▶ DATA PROVIDED

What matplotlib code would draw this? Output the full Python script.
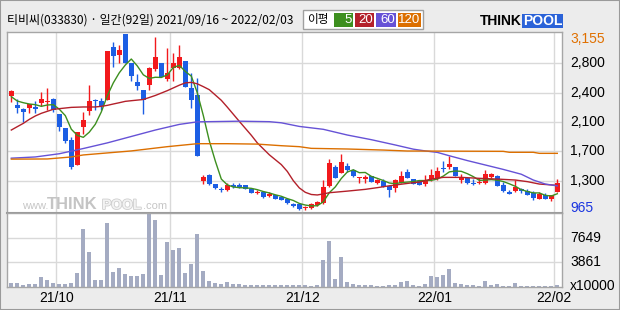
import matplotlib
matplotlib.use('Agg')
import matplotlib.pyplot as plt
import numpy as np
import pandas as pd
from matplotlib.patches import Rectangle
from matplotlib import font_manager
import matplotlib.patheffects as pe

# ---------------- data ----------------
opens = [2388, 2267, 2222, 2238, 2242, 2292, 2305, 2342, 2155, 1985,
         1836, 1525, 2002, 2193, 2334, 2321, 2334, 2997, 2894, 3155,
         2790, 2562, 2458, 2520, 2715, 2790, 2591, 2728, 2728, 2819,
         2479, 2396, 1330, 1405, 1288, 1222, 1214, 1276, 1276, 1272,
         1230, 1181, 1193, 1143, 1152, 1122, 1102, 1040, 1040, 985,
         994, 1031, 1056, 1268, 1504, 1429, 1512, 1463, 1359, 1346,
         1388, 1297, 1326, 1268, 1234, 1305, 1442, 1350, 1326, 1288,
         1346, 1359, 1492, 1496, 1500, 1338, 1359, 1305, 1297, 1305,
         1380, 1388, 1280, 1193, 1205, 1230, 1205, 1181, 1106, 1156,
         1102, 1193]
highs = [2458, 2342, 2230, 2284, 2317, 2433, 2479, 2354, 2155, 1985,
         1869, 1935, 2188, 2520, 2346, 2354, 2943, 3051, 3018, 3155,
         2790, 2657, 2458, 2749, 3113, 2790, 2977, 2914, 3018, 2819,
         2666, 2603, 1400, 1413, 1288, 1255, 1297, 1297, 1297, 1276,
         1230, 1214, 1193, 1193, 1152, 1130, 1102, 1048, 1040, 1019,
         1048, 1081, 1338, 1600, 1525, 1662, 1554, 1471, 1380, 1400,
         1392, 1346, 1350, 1268, 1350, 1450, 1475, 1355, 1330, 1396,
         1471, 1504, 1575, 1637, 1504, 1413, 1380, 1346, 1359, 1463,
         1429, 1400, 1317, 1214, 1338, 1239, 1222, 1197, 1185, 1172,
         1156, 1346]
lows = [2313, 2176, 2064, 2168, 2168, 2259, 2209, 2189, 1952, 1794,
        1479, 1525, 1911, 2147, 2209, 2209, 2334, 2748, 2790, 2790,
        2574, 2458, 2155, 2458, 2699, 2616, 2574, 2574, 2715, 2491,
        2230, 1637, 1288, 1276, 1222, 1193, 1206, 1235, 1235, 1222,
        1172, 1164, 1118, 1123, 1102, 1085, 1040, 1006, 965, 970,
        981, 1015, 1040, 1255, 1359, 1421, 1442, 1380, 1297, 1305,
        1310, 1288, 1247, 1131, 1193, 1297, 1359, 1284, 1270, 1263,
        1330, 1338, 1442, 1479, 1388, 1297, 1288, 1276, 1288, 1288,
        1359, 1263, 1185, 1160, 1193, 1172, 1147, 1089, 1098, 1098,
        1077, 1185]
closes = [2446, 2234, 2189, 2284, 2226, 2342, 2317, 2209, 2002, 1828,
          1496, 1935, 2085, 2325, 2317, 2263, 2943, 2885, 2956, 2798,
          2637, 2512, 2334, 2728, 2873, 2624, 2674, 2790, 2865, 2491,
          2334, 1637, 1380, 1288, 1235, 1210, 1276, 1247, 1247, 1222,
          1181, 1193, 1131, 1160, 1106, 1089, 1048, 1015, 975, 1006,
          1035, 1060, 1255, 1546, 1367, 1558, 1463, 1392, 1367, 1380,
          1317, 1338, 1255, 1214, 1338, 1388, 1367, 1288, 1276, 1338,
          1400, 1450, 1471, 1537, 1392, 1380, 1305, 1288, 1305, 1409,
          1409, 1268, 1205, 1164, 1255, 1197, 1156, 1118, 1160, 1106,
          1156, 1297]
volumes = [781, 781, 478, 578, 578, 1639, 1185, 781, 629, 629,
           781, 2245, 8911, 5427, 1185, 1185, 9870, 2447, 3053, 2144,
           1790, 1790, 2144, 11183, 10274, 1942, 6941, 5729, 6032, 2295,
           3659, 8204, 2598, 1084, 781, 629, 932, 629, 578, 478,
           478, 478, 478, 478, 478, 377, 478, 427, 427, 427,
           275, 427, 4214, 7093, 1336, 4669, 881, 578, 427, 427,
           427, 275, 275, 427, 427, 881, 1033, 427, 275, 578,
           1790, 1639, 1942, 2851, 730, 578, 427, 427, 275, 1033,
           427, 578, 275, 275, 730, 275, 275, 275, 275, 275,
           275, 427]

month_labels = ['21/10', '21/11', '21/12', '22/01', '22/02']
month_start_idx = [8, 27, 49, 71, 91]
price_tick_labels = ['1,300', '1,700', '2,100', '2,400', '2,800']
price_max, price_min = 3155, 965
vol_tick_labels = ['3861', '7649']

# moving averages: MA5 head (before 5 closes exist)
ma5_head = [2375, 2321, 2300, 2284]
ma20_idx = [0, 1, 2, 3, 4, 5, 6, 7, 8, 9, 10, 12, 14, 15, 16, 17, 18, 19, 20, 22,
            24, 26, 28, 29, 30, 31, 32, 33, 35, 36, 38, 40, 41, 43, 45, 46, 47, 48,
            49, 50, 51, 52, 53, 56, 59, 61, 63, 65, 67, 68, 70, 72, 75, 78, 81, 84,
            86, 88, 91]
ma20_val = [1960, 2002, 2043, 2093, 2135, 2168, 2193, 2218, 2226, 2234, 2242, 2247,
            2247, 2255, 2267, 2284, 2300, 2317, 2325, 2340, 2390, 2450, 2518, 2547,
            2553, 2535, 2500, 2462, 2330, 2245, 2068, 1895, 1800, 1652, 1530, 1445,
            1330, 1240, 1185, 1158, 1152, 1165, 1180, 1200, 1222, 1243, 1266, 1286,
            1305, 1312, 1350, 1371, 1371, 1359, 1350, 1338, 1318, 1288, 1272]
ma60_idx = [0, 4, 8, 12, 16, 20, 24, 28, 31, 38, 43, 45, 48, 52, 56, 60, 64, 67,
            69, 71, 73, 76, 79, 82, 85, 87, 89, 91]
ma60_val = [1610, 1625, 1665, 1730, 1800, 1880, 1960, 2030, 2062, 2070, 2064, 2050,
            2005, 1969, 1898, 1840, 1774, 1722, 1700, 1682, 1640, 1580, 1525, 1470,
            1410, 1338, 1288, 1265]
ma120_idx = [0, 6, 10, 12, 20, 26, 31, 36, 41, 45, 48, 50, 56, 62, 66, 82, 83, 87, 88, 91]
ma120_val = [1598, 1600, 1625, 1650, 1700, 1753, 1790, 1790, 1785, 1765, 1753, 1732,
             1724, 1711, 1699, 1695, 1683, 1683, 1670, 1670]

ma_labels = ['5', '20', '60', '120']
ma_colors = ['#3d8f1f', '#b3202a', '#6652d6', '#dc6f00']

# ---------------- fonts ----------------
avail = {f.name for f in font_manager.fontManager.ttflist}
num_font = ['Liberation Sans Narrow', 'DejaVu Sans'] if 'Liberation Sans Narrow' in avail else ['Liberation Sans', 'DejaVu Sans']
kr_font = ['Noto Sans CJK KR', 'DejaVu Sans']
logo_font = ['Liberation Sans', 'DejaVu Sans']

UP, DOWN = '#f2191c', '#1c5ee4'
W, H = 620, 310

fig = plt.figure(figsize=(6.2, 3.1), dpi=100, facecolor='#ececec')

def fx(x):
    return x / W

def fy(y):
    return 1 - y / H

L, R = 7.3, 562.3
T1, B1 = 32.0, 212.7
B2 = 287.3
ax1 = fig.add_axes([fx(L), fy(B1), fx(R - L), (B1 - T1) / H])
ax2 = fig.add_axes([fx(L), fy(B2), fx(R - L), (B2 - B1) / H])

n = len(closes)
idx = np.arange(n)
x_left, x_right = -0.667, 91.833
for ax in (ax1, ax2):
    ax.set_xlim(x_left, x_right)
    ax.set_facecolor('white')
    ax.set_xticks([])
    ax.set_yticks([])
    for s in ax.spines.values():
        s.set_color('#a6a6a6')
        s.set_linewidth(1.0)
    for m in month_start_idx:
        ax.axvline(m - 0.5, color='#d9d9d9', lw=1.0, zorder=0)

# price axis scaling
span = price_max - price_min
ax1.set_ylim(price_min - span * 2.7 / 176, price_max + span * 2.0 / 176)
grid_vals = [price_min + span * k / 6 for k in range(1, 6)]
for g in grid_vals:
    ax1.axhline(g, color='#d9d9d9', lw=1.0, zorder=0)

# watermark inside price panel (figure-pixel placement, behind the data)
wm_y = fy(209)
wm_kw = dict(transform=fig.transFigure, va='baseline', ha='left', zorder=1,
             family=logo_font)
ax1.text(fx(22), wm_y, 'www.', fontsize=8, color='#c6c6c6', **wm_kw)
ax1.text(fx(47), wm_y, 'THINK', fontsize=12, color='#c4c4c4', weight='bold', **wm_kw)
ax1.text(fx(102), wm_y, 'POOL', fontsize=10, color='#f2f2f2', weight='bold',
         path_effects=[pe.withStroke(linewidth=1.2, foreground='#cfcfcf')], **wm_kw)
ax1.text(fx(143), wm_y, '.com', fontsize=8, color='#c6c6c6', **wm_kw)

# candles
o = np.array(opens); c = np.array(closes); h = np.array(highs); lo = np.array(lows)
up = c >= o
colors = np.where(up, UP, DOWN)
minh = span / 176 * 1.0
body_bottom = np.minimum(o, c)
body_h = np.maximum(np.abs(c - o), minh)
ax1.vlines(idx, lo, h, colors=colors, lw=1.0, zorder=2)
ax1.bar(idx, body_h, bottom=body_bottom, width=0.83, color=colors, lw=0, zorder=2)

# moving averages
ma5 = pd.Series(closes).rolling(5).mean().to_numpy()
ma5[:len(ma5_head)] = ma5_head
ax1.plot(idx, ma5, color=ma_colors[0], lw=1.0, zorder=3)
ax1.plot(ma20_idx, ma20_val, color=ma_colors[1], lw=1.0, zorder=3)
ax1.plot(ma60_idx, ma60_val, color=ma_colors[2], lw=1.0, zorder=3)
ax1.plot(ma120_idx, ma120_val, color=ma_colors[3], lw=1.0, zorder=3)

# right labels (price)
lab_kw = dict(xycoords=('axes fraction', 'data'), textcoords='offset points',
              ha='left', va='center', fontsize=10, family=num_font)
for g, t in zip(grid_vals, price_tick_labels):
    ax1.annotate(t, xy=(1, g), xytext=(5.5, 0), color='black', annotation_clip=False, **lab_kw)
ax1.annotate(f'{price_max:,}', xy=(1, price_max), xytext=(5.5, -3.6), color='#e07000',
             annotation_clip=False, **lab_kw)
ax1.annotate(f'{price_min:,}', xy=(1, price_min), xytext=(5.5, 1.4), color='#1a35e0',
             annotation_clip=False, **lab_kw)

# volume panel
v1, v2 = int(vol_tick_labels[0]), int(vol_tick_labels[1])
step = v2 - v1
v0 = v1 - step
ax2.set_ylim(v0, v0 + 3 * step)
for v in (v1, v2):
    ax2.axhline(v, color='#d9d9d9', lw=1.0, zorder=0)
ax2.bar(idx, volumes, width=0.7, color='#a4abc2', lw=0, zorder=2)
for v, t in zip((v1, v2), vol_tick_labels):
    ax2.annotate(t, xy=(1, v), xytext=(5.5, 0), color='black', annotation_clip=False, **lab_kw)
fig.text(fx(570), fy(286), 'x10000', fontsize=10, family=num_font, ha='left', va='center')

# separator between panels
ax1.spines['bottom'].set_color('#9a9a9a')
ax1.spines['bottom'].set_linewidth(1.5)

# x labels
for m, t in zip(month_start_idx, month_labels):
    xp = L + (m - 0.5 - x_left) / (x_right - x_left) * (R - L)
    fig.text(fx(xp), fy(298), t, fontsize=10, family=num_font, ha='center', va='center')

# header
fig.text(fx(7), fy(20), '티비씨(033830) · 일간(92일) 2021/09/16 ~ 2022/02/03',
         fontsize=8.6, family=kr_font, ha='left', va='center')
fig.patches.append(Rectangle((fx(303), fy(29)), fx(120), 19 / H, transform=fig.transFigure,
                             facecolor='white', edgecolor='#a0a0a0', lw=1))
fig.text(fx(307), fy(20), '이평', fontsize=8.4, family=kr_font, ha='left', va='center')
box_x = [334, 355, 376, 398]
box_w = [19, 19, 20, 23]
for bx, bw, lab, col in zip(box_x, box_w, ma_labels, ma_colors):
    fig.patches.append(Rectangle((fx(bx), fy(27)), fx(bw), 14 / H, transform=fig.transFigure,
                                 facecolor=col, edgecolor='none'))
    fig.text(fx(bx + bw - 1), fy(20), lab, fontsize=9.5, family=num_font, color='white',
             ha='right', va='center')

# logo
fig.text(fx(480), fy(21), 'THINK', fontsize=10, weight='bold', family=logo_font,
         color='black', ha='left', va='center')
fig.patches.append(Rectangle((fx(522), fy(28)), fx(41), 14 / H, transform=fig.transFigure,
                             facecolor='#2a62d8', edgecolor='none'))
fig.text(fx(542.5), fy(21), 'POOL', fontsize=10, weight='bold', family=logo_font,
         color='white', ha='center', va='center')

# outer border
fig.patches.append(Rectangle((0, 0), 1, 1, transform=fig.transFigure, facecolor='none',
                             edgecolor='#9a9a9a', lw=1.5))

fig.savefig('out.png', dpi=100, facecolor=fig.get_facecolor())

▶ WHAT YOU ARE ASKED TO DO
Only lines belong in the copy: transcribe those from the start of the data through the line that contains "import matplotlib.patheffects as pe", and skip the pictures.

▶ CORRECT OUTPUT
What matplotlib code would draw this? Output the full Python script.
import matplotlib
matplotlib.use('Agg')
import matplotlib.pyplot as plt
import numpy as np
import pandas as pd
from matplotlib.patches import Rectangle
from matplotlib import font_manager
import matplotlib.patheffects as pe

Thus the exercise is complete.